Work instructions:
Determine the number of lines containing the word "this", and state that figure alone.

Items listed in a dataset
□ □ □ □ □
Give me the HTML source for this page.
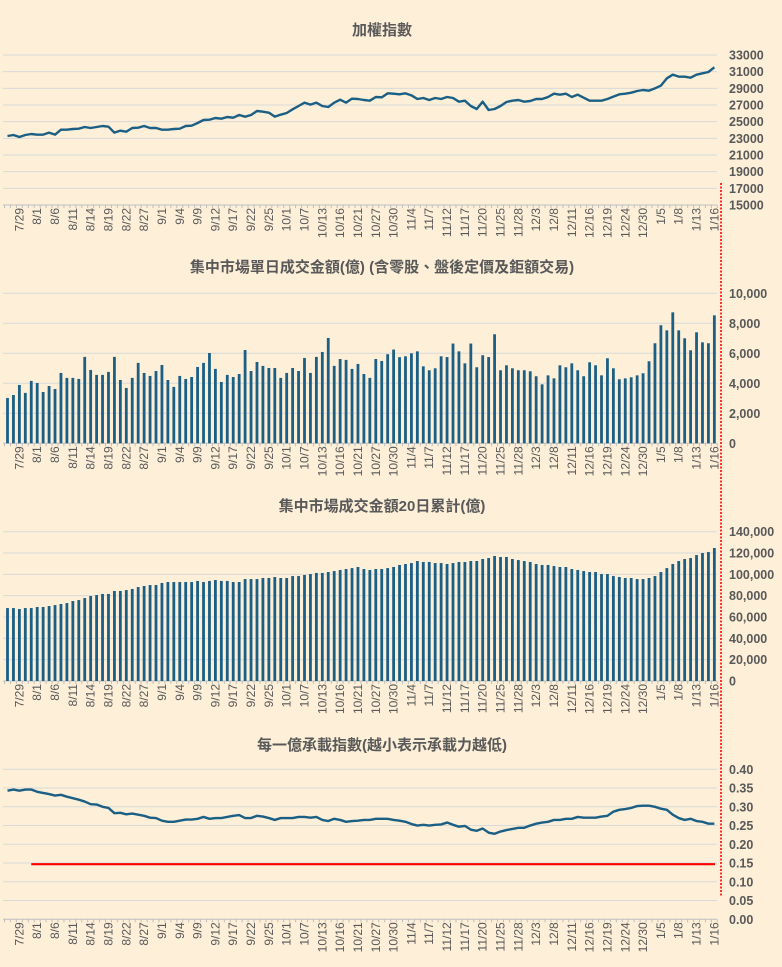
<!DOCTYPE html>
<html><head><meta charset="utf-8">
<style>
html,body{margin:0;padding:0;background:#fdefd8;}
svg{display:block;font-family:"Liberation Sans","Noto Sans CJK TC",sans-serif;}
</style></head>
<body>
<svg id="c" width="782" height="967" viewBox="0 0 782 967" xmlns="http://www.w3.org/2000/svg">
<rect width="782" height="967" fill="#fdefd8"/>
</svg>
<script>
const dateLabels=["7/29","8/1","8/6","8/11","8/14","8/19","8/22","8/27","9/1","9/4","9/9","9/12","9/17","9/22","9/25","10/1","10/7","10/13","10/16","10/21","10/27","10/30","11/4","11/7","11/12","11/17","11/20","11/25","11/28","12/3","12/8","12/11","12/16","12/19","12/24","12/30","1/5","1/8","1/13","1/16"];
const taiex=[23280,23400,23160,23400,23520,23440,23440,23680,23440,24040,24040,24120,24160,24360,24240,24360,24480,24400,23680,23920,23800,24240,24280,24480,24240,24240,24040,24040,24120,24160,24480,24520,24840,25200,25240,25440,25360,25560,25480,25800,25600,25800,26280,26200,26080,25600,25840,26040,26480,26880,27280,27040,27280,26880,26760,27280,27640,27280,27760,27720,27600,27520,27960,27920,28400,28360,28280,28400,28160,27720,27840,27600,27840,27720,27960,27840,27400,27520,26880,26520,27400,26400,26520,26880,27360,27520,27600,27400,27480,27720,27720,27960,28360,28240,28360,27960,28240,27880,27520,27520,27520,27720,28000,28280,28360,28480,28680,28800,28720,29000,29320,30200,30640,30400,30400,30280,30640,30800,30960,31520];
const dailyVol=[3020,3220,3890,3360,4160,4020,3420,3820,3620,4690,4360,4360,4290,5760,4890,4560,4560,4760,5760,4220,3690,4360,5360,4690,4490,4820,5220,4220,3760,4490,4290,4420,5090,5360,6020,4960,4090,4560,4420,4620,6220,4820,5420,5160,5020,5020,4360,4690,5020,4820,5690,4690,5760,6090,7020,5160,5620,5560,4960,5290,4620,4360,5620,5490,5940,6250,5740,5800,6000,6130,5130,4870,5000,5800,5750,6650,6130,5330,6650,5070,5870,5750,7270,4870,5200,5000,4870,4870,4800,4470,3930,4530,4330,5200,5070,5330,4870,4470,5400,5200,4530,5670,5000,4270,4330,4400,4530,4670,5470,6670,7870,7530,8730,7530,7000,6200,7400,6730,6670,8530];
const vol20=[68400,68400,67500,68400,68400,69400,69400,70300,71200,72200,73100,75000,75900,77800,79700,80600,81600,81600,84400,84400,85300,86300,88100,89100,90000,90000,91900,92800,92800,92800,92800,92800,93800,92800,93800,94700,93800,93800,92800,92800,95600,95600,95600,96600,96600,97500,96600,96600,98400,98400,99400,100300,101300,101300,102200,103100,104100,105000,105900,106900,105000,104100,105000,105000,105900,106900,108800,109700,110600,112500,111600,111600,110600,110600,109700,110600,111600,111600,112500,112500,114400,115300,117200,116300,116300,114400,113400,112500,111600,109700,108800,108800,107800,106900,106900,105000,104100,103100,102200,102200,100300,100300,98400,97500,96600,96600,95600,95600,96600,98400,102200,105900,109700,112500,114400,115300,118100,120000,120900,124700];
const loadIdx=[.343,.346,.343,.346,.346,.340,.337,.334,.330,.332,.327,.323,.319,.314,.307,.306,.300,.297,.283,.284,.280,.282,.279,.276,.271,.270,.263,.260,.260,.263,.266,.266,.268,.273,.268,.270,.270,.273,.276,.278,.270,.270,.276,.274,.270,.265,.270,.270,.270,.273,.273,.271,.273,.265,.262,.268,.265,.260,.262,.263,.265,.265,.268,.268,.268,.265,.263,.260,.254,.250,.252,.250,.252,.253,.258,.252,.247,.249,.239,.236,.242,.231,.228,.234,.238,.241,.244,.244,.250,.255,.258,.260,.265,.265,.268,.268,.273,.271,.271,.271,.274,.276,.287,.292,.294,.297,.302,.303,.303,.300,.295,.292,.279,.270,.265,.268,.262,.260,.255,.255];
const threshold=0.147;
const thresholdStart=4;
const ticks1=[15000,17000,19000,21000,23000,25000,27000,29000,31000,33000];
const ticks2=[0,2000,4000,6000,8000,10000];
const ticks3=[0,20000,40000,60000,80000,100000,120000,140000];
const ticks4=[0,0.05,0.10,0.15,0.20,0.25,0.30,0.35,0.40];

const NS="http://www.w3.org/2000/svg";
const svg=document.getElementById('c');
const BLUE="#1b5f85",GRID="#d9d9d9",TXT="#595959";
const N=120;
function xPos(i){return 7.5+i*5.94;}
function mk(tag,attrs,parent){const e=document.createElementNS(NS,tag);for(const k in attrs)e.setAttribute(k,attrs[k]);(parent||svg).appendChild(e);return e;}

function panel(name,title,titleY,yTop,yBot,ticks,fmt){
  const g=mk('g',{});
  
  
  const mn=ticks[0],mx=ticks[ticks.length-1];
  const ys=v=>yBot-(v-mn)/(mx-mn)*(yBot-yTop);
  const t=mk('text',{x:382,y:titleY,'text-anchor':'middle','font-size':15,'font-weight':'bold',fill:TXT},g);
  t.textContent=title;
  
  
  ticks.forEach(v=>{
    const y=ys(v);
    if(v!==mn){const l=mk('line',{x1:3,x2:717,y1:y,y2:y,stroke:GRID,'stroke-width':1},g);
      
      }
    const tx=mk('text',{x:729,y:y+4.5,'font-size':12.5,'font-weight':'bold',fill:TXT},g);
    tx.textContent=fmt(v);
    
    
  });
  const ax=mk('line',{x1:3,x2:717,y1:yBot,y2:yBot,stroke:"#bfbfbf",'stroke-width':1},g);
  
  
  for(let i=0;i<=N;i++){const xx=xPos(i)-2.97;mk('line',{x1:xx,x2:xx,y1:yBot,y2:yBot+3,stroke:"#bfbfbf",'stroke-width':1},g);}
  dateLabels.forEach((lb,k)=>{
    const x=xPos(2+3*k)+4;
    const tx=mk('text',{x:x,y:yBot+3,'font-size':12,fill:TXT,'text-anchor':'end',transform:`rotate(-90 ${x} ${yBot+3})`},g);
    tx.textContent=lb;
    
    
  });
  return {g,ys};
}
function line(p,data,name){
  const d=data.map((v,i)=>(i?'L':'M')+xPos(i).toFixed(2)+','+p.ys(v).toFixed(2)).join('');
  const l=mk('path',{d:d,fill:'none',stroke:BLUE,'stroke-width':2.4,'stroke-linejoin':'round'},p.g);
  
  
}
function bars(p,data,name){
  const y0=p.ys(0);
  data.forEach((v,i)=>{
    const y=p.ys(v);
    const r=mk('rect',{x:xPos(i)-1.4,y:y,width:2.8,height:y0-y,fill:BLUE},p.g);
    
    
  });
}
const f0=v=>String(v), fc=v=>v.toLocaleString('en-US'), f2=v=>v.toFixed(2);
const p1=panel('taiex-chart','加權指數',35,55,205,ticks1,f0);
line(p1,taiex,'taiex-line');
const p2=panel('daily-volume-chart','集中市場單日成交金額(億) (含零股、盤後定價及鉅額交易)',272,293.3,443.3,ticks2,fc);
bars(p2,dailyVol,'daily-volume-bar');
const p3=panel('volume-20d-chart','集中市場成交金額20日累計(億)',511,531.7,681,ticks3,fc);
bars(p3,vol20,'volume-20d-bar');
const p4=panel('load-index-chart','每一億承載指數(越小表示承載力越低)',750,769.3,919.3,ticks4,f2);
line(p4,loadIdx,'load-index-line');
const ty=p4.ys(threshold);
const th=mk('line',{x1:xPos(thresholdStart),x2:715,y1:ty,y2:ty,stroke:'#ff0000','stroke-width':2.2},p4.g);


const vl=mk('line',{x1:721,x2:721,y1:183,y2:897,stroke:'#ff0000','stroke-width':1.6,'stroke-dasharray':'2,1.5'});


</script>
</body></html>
□ □ □ □ □
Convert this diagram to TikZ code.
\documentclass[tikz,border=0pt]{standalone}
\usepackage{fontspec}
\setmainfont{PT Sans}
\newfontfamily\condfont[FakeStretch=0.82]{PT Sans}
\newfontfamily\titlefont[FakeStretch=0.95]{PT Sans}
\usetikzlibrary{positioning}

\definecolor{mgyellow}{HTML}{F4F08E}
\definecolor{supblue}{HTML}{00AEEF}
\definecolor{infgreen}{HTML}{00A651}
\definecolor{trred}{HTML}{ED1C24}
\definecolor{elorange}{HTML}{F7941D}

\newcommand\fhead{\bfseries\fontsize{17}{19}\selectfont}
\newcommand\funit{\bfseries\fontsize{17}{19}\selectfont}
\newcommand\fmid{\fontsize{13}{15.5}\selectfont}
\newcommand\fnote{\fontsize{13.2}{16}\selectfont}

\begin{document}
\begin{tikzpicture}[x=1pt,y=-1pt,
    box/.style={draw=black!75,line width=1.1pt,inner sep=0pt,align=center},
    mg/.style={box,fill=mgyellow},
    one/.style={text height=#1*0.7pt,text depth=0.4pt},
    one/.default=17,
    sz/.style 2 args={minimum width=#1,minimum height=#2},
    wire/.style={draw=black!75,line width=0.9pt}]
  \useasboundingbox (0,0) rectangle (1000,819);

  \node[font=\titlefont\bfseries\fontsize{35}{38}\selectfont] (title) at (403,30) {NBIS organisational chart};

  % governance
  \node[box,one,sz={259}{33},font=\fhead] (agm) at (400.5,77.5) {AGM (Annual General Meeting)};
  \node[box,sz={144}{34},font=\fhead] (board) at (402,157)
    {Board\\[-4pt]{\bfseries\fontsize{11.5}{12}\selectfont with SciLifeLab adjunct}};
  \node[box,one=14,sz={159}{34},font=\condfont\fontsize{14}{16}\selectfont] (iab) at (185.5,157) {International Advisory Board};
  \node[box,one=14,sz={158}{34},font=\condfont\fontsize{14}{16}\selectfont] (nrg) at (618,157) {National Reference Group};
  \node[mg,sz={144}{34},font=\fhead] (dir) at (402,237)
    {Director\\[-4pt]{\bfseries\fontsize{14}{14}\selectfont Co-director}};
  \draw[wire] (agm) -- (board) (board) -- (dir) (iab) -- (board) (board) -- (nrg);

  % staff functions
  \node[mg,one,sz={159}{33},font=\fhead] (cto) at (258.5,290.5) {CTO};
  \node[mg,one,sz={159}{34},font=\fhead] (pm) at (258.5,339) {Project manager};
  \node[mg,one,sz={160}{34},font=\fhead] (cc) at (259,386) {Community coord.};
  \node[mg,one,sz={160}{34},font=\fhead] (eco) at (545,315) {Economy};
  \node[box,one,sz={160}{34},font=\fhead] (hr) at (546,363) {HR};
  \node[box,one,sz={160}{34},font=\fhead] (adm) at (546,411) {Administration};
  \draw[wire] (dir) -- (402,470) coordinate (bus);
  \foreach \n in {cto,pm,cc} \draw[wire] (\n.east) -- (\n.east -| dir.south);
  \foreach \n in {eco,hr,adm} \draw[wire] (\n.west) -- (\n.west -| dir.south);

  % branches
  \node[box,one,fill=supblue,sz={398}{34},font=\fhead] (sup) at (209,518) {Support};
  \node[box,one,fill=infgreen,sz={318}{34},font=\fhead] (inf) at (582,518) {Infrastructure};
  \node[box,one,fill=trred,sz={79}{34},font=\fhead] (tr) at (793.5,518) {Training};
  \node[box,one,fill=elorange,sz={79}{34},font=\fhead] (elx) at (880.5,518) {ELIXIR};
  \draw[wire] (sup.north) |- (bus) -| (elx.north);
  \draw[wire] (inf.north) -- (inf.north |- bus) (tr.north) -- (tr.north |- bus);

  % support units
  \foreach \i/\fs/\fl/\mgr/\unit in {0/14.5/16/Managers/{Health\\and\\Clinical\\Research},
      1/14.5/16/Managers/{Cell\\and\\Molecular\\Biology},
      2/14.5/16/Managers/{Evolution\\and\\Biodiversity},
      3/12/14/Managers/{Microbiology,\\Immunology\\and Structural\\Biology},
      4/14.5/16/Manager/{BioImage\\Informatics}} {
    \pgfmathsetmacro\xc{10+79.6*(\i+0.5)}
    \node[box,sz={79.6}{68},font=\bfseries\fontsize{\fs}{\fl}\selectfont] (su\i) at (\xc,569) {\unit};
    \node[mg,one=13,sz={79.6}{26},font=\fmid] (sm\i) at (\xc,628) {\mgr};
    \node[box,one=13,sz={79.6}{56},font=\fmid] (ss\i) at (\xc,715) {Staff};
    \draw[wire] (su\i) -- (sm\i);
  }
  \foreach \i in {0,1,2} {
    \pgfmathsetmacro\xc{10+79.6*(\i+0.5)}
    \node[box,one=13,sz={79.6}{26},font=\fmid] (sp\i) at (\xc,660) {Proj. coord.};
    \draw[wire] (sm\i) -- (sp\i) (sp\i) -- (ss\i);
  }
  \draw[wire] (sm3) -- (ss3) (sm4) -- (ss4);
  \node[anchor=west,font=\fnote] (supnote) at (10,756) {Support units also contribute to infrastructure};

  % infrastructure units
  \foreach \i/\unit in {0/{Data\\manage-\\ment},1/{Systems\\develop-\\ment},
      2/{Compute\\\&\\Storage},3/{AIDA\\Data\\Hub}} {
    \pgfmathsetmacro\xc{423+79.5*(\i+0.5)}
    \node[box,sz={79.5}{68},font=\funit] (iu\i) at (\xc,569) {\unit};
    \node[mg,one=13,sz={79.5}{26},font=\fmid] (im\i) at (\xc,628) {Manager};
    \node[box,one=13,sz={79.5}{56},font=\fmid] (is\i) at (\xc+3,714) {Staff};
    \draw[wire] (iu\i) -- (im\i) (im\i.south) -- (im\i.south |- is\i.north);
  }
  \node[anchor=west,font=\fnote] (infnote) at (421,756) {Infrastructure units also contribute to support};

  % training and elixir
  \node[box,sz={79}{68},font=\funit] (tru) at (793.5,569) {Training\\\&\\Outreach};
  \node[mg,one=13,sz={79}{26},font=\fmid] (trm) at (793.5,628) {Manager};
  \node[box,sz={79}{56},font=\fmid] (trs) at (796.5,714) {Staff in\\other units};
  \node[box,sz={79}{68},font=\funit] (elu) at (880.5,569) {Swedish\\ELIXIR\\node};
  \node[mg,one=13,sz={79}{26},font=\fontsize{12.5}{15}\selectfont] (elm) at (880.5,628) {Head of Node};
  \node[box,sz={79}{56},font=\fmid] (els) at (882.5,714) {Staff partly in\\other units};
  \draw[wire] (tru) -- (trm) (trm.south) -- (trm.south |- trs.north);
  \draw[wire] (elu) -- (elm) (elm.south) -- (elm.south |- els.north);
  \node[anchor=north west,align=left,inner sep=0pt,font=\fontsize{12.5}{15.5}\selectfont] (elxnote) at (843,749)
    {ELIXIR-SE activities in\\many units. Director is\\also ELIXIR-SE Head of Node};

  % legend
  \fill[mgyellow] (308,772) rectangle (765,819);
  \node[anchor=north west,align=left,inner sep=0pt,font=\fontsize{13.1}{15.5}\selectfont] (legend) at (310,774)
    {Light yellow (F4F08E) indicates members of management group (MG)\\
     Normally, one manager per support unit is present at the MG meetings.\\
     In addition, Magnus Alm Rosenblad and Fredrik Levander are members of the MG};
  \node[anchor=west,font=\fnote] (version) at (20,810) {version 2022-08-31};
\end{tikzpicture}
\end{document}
□ □ □ □ □
The result:
2